太阳尚未西下,到晚上的烟火大会还有时间。水无濑同学要上课也还要花上一点时间,所以我要趁现在做好完美准备而开始行动。
相机带了,也准备好足够的钱,基本上也带上绘画道具。水无濑同学说穿制服就好。
但我认为难得一次的烟火大会,希望她可以换上浴衣,所以也准备了浴衣,那就是我拜托水树同学的事情。最后的准备,就是为了拿浴衣前往最近的车站。
【我快到车站了。】
【好啦好啦,我也快到了。】
我为了今天也和水树同学交换联络方式。
抵达车站时,水树同学已经坐在我们约好见面的站前广场长椅上了。
「水树同学对不起,等很久了吗?」
男女约见面时会说出口的经典台词,我对这句话竟然出自我口中感到惊讶。
「没有,我也才刚到。」
「不好意思,还特地请你跑一趟。」
「别在意,但欠我一个人情可是很难还的啊。」
「你是打算提出什么要求啦。」
「嗯,等你把衣服还我时再说。好的,拿去吧。」
「谢、谢谢你。」
她递出来的大纸袋里装着摺叠整齐的浴衣。感觉和我第一次见到水无濑同学时,她身上穿的洋装的花样相似,以白色为基调绣上蓝色花样的浴衣,感觉非常适合水无濑同学。

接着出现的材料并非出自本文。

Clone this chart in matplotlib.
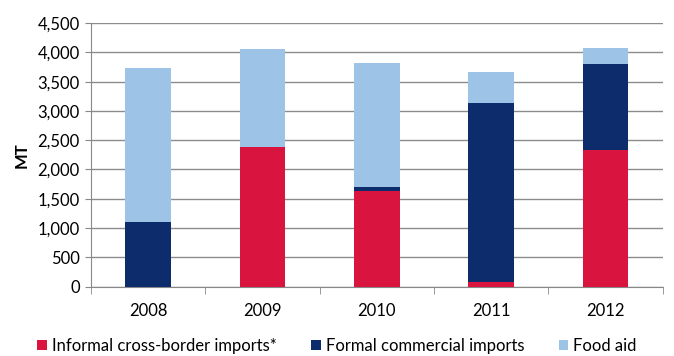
import numpy as np
import matplotlib.pyplot as plt
from matplotlib.ticker import FuncFormatter, MultipleLocator

plt.rcParams['font.family'] = ['Lato', 'DejaVu Sans']

years = ['2008', '2009', '2010', '2011', '2012']
informal = [0, 2380, 1630, 70, 2330]
formal = [1100, 0, 70, 3060, 1480]
food_aid = [2630, 1670, 2120, 540, 260]

c_informal = '#D8143F'
c_formal = '#0D2C6C'
c_food = '#9DC3E6'

fig = plt.figure(figsize=(6.74, 3.56), dpi=100)
ax = fig.add_axes([0.135, 0.195, 0.848, 0.74])

x = np.arange(len(years))
w = 0.4
informal = np.array(informal)
formal = np.array(formal)
food_aid = np.array(food_aid)

ax.bar(x, informal, w, color=c_informal, label='Informal cross-border imports*', zorder=3)
ax.bar(x, formal, w, bottom=informal, color=c_formal, label='Formal commercial imports', zorder=3)
ax.bar(x, food_aid, w, bottom=informal + formal, color=c_food, label='Food aid', zorder=3)

ax.set_xlim(-0.5, len(years) - 0.5)
ax.set_ylim(0, 4500)
ax.yaxis.set_major_locator(MultipleLocator(500))
ax.yaxis.set_major_formatter(FuncFormatter(lambda v, p: f'{int(v):,}'))
ax.set_xticks(x)
ax.set_xticklabels(years)
# category separators on the x axis
ax.set_xticks(np.arange(-0.5, len(years)), minor=True)
ax.tick_params(axis='x', which='major', length=0, pad=12, labelsize=12)
ax.tick_params(axis='x', which='minor', length=5, color='#888888', direction='out')
ax.tick_params(axis='y', length=4, color='#888888', labelsize=12, pad=4)

ax.grid(axis='y', color='#8c8c8c', linewidth=1.0, zorder=0)
for s in ['top', 'right']:
    ax.spines[s].set_visible(False)
ax.spines['left'].set_color('#888888')
ax.spines['bottom'].set_color('#888888')

ax.set_ylabel('MT', fontsize=12, fontweight='bold', labelpad=6)

fig.legend(loc='center', bbox_to_anchor=(0.5, 0.028), ncol=3, frameon=False,
           fontsize=12, handlelength=0.55, handleheight=0.55, handletextpad=0.3,
           columnspacing=2.1)

fig.savefig('out.png', dpi=100)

「但话说回来,你突然来找我借浴衣还真是吓我一大跳。」
「是啊,我自己也没想到我会说出这种事。」
「是为了水无濑同学吧?」
「嗯,难得要去看烟火大会,我想要让她穿,我想她肯定没穿过浴衣。」
「这样啊。」
「怎么了吗?」
从现在的水树同学身上感受不到平常的气势。
「没什么,难得要去烟火大会就要玩得尽兴,但我也要和班上同学一起去就是了。」
「真不愧是班长,真受欢迎。」
「听到男女单独一起去的你这样说,我只觉得你在挖苦我耶。」
「咦?啊!」
仔细想想,高中男女生一起去看烟火大会,会被解释成那样也不奇怪。
当我认知的瞬间,我的胸口和过去那次一样猛烈一跳,有种不自在的感觉。
「你该不会什么也没想就约人家了吧?」
「不是,不是我约她的。」
「什么,是小月约你的吗?」
「对、对啊。」
「骗人,这还真令人意外耶,你得要好好当个护花使者才行。」
「我会努力。」
「那如果有什么发展,还衣服时要告诉我喔。」
「不,我才不会告诉你。」
「你欠我一个人情。」
「唔……」
果然不管发生什么事情,都不应该欠水树同学人情的。
「总之先去玩得开心吧。」
「嗯,谢谢你。」
「那我也先走了,衣服什么时候还我都没关系。」
「我知道了,改天见。」
说完后,水树同学马上离开。
「两人独处、啊……」
这个事实让我更加紧张。
当我转身准备走往来时路时,制服裤子左边口袋传来震动。
「她已经上完课了吗?」
我拿出手机,如我所料,是水无濑同学的来电让手机震动。但这震动的频率和我最近听习惯的震动声不太一样。
「电话……?」
不是讯息而是电话。
突发状况让我心跳加速,我颤抖着手按下通话键。
『本宫!』
但电话那头传来的声音不是沉着的女高音。
这是向井老师……?为什么老师会用水无濑同学的手机?
向井老师喊我的声音大声得刺入我的耳膜,且充满命悬一线的焦急感。
「是的,我是本宫,为什么……」
我想要问老师为什么拿水无濑同学的手机打电话给我,但老师正用跟刚才完全不同的细小音量打断我的话。